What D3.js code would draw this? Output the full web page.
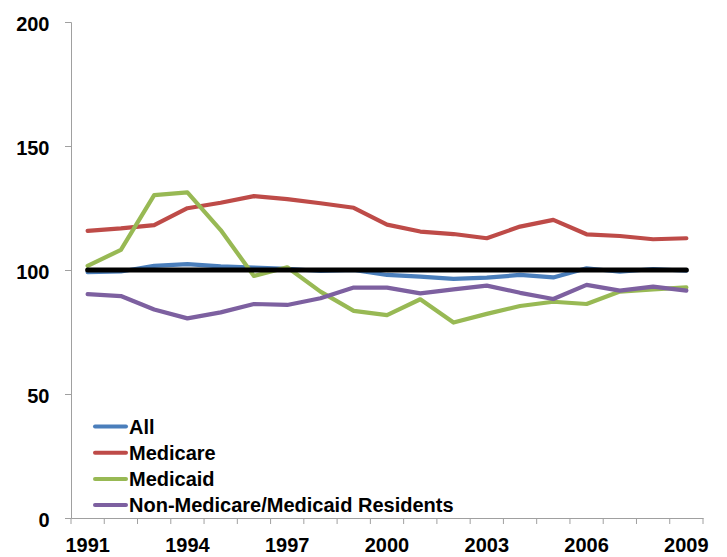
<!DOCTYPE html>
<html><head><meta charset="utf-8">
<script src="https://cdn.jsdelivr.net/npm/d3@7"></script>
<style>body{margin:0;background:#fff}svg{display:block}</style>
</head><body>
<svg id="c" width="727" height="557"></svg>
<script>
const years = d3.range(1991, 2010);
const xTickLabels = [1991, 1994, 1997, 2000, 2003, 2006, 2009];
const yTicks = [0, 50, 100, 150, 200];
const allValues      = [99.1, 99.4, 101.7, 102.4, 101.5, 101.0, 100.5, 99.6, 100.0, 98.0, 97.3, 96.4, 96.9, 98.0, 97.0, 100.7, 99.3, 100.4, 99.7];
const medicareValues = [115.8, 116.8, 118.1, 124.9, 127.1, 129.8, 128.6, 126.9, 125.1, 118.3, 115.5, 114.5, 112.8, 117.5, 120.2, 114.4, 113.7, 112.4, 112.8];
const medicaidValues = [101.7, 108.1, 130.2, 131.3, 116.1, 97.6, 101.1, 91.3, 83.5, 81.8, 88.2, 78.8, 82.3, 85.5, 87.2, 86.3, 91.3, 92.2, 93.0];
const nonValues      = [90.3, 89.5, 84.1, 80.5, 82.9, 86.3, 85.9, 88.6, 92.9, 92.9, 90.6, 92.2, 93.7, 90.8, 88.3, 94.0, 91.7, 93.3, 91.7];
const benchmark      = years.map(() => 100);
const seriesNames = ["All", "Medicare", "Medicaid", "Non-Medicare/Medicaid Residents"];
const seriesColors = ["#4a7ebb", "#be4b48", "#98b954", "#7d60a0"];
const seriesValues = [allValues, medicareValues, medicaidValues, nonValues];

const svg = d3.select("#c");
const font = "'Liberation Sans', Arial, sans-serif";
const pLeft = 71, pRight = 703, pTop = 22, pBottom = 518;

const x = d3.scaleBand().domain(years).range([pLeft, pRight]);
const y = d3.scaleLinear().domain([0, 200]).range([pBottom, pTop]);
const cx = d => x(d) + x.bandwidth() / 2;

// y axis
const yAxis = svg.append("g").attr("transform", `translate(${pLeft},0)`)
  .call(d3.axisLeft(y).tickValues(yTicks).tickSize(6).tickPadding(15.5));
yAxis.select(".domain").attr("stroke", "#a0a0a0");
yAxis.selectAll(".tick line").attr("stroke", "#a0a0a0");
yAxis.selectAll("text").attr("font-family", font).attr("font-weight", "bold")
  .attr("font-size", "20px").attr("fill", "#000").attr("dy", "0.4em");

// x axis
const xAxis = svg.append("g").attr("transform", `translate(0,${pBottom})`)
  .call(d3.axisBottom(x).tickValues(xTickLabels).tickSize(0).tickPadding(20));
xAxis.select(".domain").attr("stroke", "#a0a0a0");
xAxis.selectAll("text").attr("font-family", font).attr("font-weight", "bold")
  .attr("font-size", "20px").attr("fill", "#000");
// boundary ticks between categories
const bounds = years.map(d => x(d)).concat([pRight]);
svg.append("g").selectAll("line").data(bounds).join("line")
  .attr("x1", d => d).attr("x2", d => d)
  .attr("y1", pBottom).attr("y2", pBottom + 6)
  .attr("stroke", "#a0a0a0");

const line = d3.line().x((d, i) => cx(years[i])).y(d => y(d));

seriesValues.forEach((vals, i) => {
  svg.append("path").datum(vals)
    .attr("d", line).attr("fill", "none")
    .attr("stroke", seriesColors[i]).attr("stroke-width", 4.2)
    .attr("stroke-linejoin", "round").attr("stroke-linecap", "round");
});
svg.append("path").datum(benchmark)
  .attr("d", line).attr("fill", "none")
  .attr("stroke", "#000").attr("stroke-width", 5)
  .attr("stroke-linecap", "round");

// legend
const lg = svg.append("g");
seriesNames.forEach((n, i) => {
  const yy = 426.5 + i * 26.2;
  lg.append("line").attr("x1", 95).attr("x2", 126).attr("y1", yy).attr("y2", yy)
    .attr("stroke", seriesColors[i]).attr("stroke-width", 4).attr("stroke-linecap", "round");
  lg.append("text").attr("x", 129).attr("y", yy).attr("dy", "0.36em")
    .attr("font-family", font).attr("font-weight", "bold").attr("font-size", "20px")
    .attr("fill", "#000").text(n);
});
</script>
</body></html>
────────────────
From the material above, copy everything exactly but the pictures.

What D3.js code would draw this? Output the full web page.
<!DOCTYPE html>
<html><head><meta charset="utf-8">
<script src="https://cdn.jsdelivr.net/npm/d3@7"></script>
<style>body{margin:0;background:#fff}svg{display:block}</style>
</head><body>
<svg id="c" width="727" height="557"></svg>
<script>
const years = d3.range(1991, 2010);
const xTickLabels = [1991, 1994, 1997, 2000, 2003, 2006, 2009];
const yTicks = [0, 50, 100, 150, 200];
const allValues      = [99.1, 99.4, 101.7, 102.4, 101.5, 101.0, 100.5, 99.6, 100.0, 98.0, 97.3, 96.4, 96.9, 98.0, 97.0, 100.7, 99.3, 100.4, 99.7];
const medicareValues = [115.8, 116.8, 118.1, 124.9, 127.1, 129.8, 128.6, 126.9, 125.1, 118.3, 115.5, 114.5, 112.8, 117.5, 120.2, 114.4, 113.7, 112.4, 112.8];
const medicaidValues = [101.7, 108.1, 130.2, 131.3, 116.1, 97.6, 101.1, 91.3, 83.5, 81.8, 88.2, 78.8, 82.3, 85.5, 87.2, 86.3, 91.3, 92.2, 93.0];
const nonValues      = [90.3, 89.5, 84.1, 80.5, 82.9, 86.3, 85.9, 88.6, 92.9, 92.9, 90.6, 92.2, 93.7, 90.8, 88.3, 94.0, 91.7, 93.3, 91.7];
const benchmark      = years.map(() => 100);
const seriesNames = ["All", "Medicare", "Medicaid", "Non-Medicare/Medicaid Residents"];
const seriesColors = ["#4a7ebb", "#be4b48", "#98b954", "#7d60a0"];
const seriesValues = [allValues, medicareValues, medicaidValues, nonValues];

const svg = d3.select("#c");
const font = "'Liberation Sans', Arial, sans-serif";
const pLeft = 71, pRight = 703, pTop = 22, pBottom = 518;

const x = d3.scaleBand().domain(years).range([pLeft, pRight]);
const y = d3.scaleLinear().domain([0, 200]).range([pBottom, pTop]);
const cx = d => x(d) + x.bandwidth() / 2;

// y axis
const yAxis = svg.append("g").attr("transform", `translate(${pLeft},0)`)
  .call(d3.axisLeft(y).tickValues(yTicks).tickSize(6).tickPadding(15.5));
yAxis.select(".domain").attr("stroke", "#a0a0a0");
yAxis.selectAll(".tick line").attr("stroke", "#a0a0a0");
yAxis.selectAll("text").attr("font-family", font).attr("font-weight", "bold")
  .attr("font-size", "20px").attr("fill", "#000").attr("dy", "0.4em");

// x axis
const xAxis = svg.append("g").attr("transform", `translate(0,${pBottom})`)
  .call(d3.axisBottom(x).tickValues(xTickLabels).tickSize(0).tickPadding(20));
xAxis.select(".domain").attr("stroke", "#a0a0a0");
xAxis.selectAll("text").attr("font-family", font).attr("font-weight", "bold")
  .attr("font-size", "20px").attr("fill", "#000");
// boundary ticks between categories
const bounds = years.map(d => x(d)).concat([pRight]);
svg.append("g").selectAll("line").data(bounds).join("line")
  .attr("x1", d => d).attr("x2", d => d)
  .attr("y1", pBottom).attr("y2", pBottom + 6)
  .attr("stroke", "#a0a0a0");

const line = d3.line().x((d, i) => cx(years[i])).y(d => y(d));

seriesValues.forEach((vals, i) => {
  svg.append("path").datum(vals)
    .attr("d", line).attr("fill", "none")
    .attr("stroke", seriesColors[i]).attr("stroke-width", 4.2)
    .attr("stroke-linejoin", "round").attr("stroke-linecap", "round");
});
svg.append("path").datum(benchmark)
  .attr("d", line).attr("fill", "none")
  .attr("stroke", "#000").attr("stroke-width", 5)
  .attr("stroke-linecap", "round");

// legend
const lg = svg.append("g");
seriesNames.forEach((n, i) => {
  const yy = 426.5 + i * 26.2;
  lg.append("line").attr("x1", 95).attr("x2", 126).attr("y1", yy).attr("y2", yy)
    .attr("stroke", seriesColors[i]).attr("stroke-width", 4).attr("stroke-linecap", "round");
  lg.append("text").attr("x", 129).attr("y", yy).attr("dy", "0.36em")
    .attr("font-family", font).attr("font-weight", "bold").attr("font-size", "20px")
    .attr("fill", "#000").text(n);
});
</script>
</body></html>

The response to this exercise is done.